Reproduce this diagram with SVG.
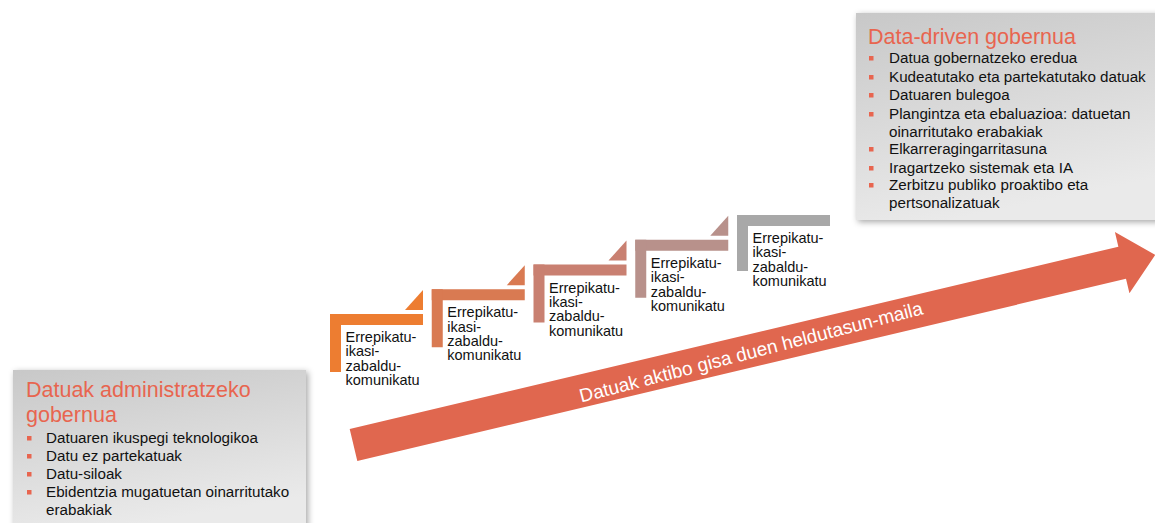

════════════════════

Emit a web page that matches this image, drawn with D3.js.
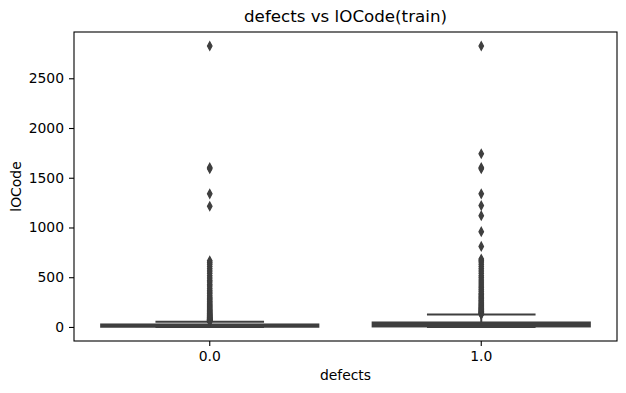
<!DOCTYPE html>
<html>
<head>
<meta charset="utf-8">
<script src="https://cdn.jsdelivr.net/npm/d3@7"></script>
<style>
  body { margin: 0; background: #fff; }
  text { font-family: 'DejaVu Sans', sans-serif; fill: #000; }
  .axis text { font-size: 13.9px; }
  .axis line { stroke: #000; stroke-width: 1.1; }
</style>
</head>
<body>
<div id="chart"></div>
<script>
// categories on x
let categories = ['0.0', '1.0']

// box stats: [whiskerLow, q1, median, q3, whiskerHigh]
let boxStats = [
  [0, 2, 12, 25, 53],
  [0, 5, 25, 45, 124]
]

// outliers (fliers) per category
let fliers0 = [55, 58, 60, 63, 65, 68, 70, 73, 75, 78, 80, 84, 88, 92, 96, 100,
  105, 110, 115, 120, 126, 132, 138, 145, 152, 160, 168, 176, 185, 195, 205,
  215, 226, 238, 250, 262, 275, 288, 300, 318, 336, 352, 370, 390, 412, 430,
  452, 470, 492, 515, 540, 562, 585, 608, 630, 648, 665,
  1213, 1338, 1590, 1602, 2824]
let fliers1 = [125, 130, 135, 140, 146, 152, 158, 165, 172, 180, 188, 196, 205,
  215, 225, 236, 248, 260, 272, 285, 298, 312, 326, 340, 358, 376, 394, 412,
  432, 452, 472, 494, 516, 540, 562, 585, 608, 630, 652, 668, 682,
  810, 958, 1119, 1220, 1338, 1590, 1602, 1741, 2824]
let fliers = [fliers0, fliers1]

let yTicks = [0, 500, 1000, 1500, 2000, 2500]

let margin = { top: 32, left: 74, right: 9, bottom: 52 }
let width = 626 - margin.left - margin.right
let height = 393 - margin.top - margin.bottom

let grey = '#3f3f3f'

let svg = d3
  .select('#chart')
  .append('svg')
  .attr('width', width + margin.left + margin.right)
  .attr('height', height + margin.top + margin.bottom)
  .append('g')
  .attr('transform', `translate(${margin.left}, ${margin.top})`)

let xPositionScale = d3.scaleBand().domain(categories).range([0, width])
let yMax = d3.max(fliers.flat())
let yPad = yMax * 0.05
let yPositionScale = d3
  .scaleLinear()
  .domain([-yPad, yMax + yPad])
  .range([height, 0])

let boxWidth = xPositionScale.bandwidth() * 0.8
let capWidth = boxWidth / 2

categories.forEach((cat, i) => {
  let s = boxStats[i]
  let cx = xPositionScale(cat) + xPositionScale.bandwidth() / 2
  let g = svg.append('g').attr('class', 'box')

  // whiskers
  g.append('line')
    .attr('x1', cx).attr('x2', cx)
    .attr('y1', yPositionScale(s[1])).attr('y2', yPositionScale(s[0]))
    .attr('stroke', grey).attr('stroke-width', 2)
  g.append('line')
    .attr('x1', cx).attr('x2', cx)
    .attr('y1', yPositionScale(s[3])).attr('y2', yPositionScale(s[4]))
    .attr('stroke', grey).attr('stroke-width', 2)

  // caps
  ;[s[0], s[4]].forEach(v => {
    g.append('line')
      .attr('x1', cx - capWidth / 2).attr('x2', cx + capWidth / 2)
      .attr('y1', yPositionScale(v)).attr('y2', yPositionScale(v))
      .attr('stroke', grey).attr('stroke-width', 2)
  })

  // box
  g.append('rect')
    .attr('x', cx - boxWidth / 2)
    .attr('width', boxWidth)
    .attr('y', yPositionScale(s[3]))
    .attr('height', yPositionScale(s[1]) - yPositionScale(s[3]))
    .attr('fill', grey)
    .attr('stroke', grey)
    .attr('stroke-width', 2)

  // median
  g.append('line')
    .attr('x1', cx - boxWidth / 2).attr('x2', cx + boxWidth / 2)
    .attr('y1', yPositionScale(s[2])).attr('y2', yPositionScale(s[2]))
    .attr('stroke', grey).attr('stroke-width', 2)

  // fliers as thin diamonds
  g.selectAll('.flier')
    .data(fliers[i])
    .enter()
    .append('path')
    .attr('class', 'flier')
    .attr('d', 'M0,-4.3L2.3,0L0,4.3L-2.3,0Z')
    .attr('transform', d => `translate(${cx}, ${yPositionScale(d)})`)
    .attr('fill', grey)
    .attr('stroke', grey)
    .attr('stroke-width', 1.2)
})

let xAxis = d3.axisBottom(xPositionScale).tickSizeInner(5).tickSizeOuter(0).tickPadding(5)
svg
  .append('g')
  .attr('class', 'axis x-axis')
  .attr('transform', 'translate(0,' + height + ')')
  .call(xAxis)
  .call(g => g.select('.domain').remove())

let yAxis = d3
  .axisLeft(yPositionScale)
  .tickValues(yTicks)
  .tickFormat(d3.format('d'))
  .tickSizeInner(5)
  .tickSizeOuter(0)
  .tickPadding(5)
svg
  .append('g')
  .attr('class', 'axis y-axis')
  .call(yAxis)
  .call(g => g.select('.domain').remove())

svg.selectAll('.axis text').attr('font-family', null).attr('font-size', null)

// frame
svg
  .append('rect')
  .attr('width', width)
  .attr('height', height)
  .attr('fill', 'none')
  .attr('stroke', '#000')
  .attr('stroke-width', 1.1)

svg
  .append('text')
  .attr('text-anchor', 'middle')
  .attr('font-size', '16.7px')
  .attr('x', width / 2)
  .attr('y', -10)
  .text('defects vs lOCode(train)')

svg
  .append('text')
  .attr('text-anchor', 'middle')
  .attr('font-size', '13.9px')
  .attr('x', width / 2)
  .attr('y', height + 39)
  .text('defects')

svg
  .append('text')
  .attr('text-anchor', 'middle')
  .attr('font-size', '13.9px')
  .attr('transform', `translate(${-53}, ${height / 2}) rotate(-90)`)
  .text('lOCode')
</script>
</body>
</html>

════════════════════

Task directions:
Leave the pictures out, then copy word for word only the lines from the one containing "Emit a web page" through the one containing "let yTicks = [0, 500, 1000, 1500, 2000, 2500]", both included.

Correct result:
Emit a web page that matches this image, drawn with D3.js.
<!DOCTYPE html>
<html>
<head>
<meta charset="utf-8">
<script src="https://cdn.jsdelivr.net/npm/d3@7"></script>
<style>
  body { margin: 0; background: #fff; }
  text { font-family: 'DejaVu Sans', sans-serif; fill: #000; }
  .axis text { font-size: 13.9px; }
  .axis line { stroke: #000; stroke-width: 1.1; }
</style>
</head>
<body>
<div id="chart"></div>
<script>
// categories on x
let categories = ['0.0', '1.0']

// box stats: [whiskerLow, q1, median, q3, whiskerHigh]
let boxStats = [
  [0, 2, 12, 25, 53],
  [0, 5, 25, 45, 124]
]

// outliers (fliers) per category
let fliers0 = [55, 58, 60, 63, 65, 68, 70, 73, 75, 78, 80, 84, 88, 92, 96, 100,
  105, 110, 115, 120, 126, 132, 138, 145, 152, 160, 168, 176, 185, 195, 205,
  215, 226, 238, 250, 262, 275, 288, 300, 318, 336, 352, 370, 390, 412, 430,
  452, 470, 492, 515, 540, 562, 585, 608, 630, 648, 665,
  1213, 1338, 1590, 1602, 2824]
let fliers1 = [125, 130, 135, 140, 146, 152, 158, 165, 172, 180, 188, 196, 205,
  215, 225, 236, 248, 260, 272, 285, 298, 312, 326, 340, 358, 376, 394, 412,
  432, 452, 472, 494, 516, 540, 562, 585, 608, 630, 652, 668, 682,
  810, 958, 1119, 1220, 1338, 1590, 1602, 1741, 2824]
let fliers = [fliers0, fliers1]

let yTicks = [0, 500, 1000, 1500, 2000, 2500]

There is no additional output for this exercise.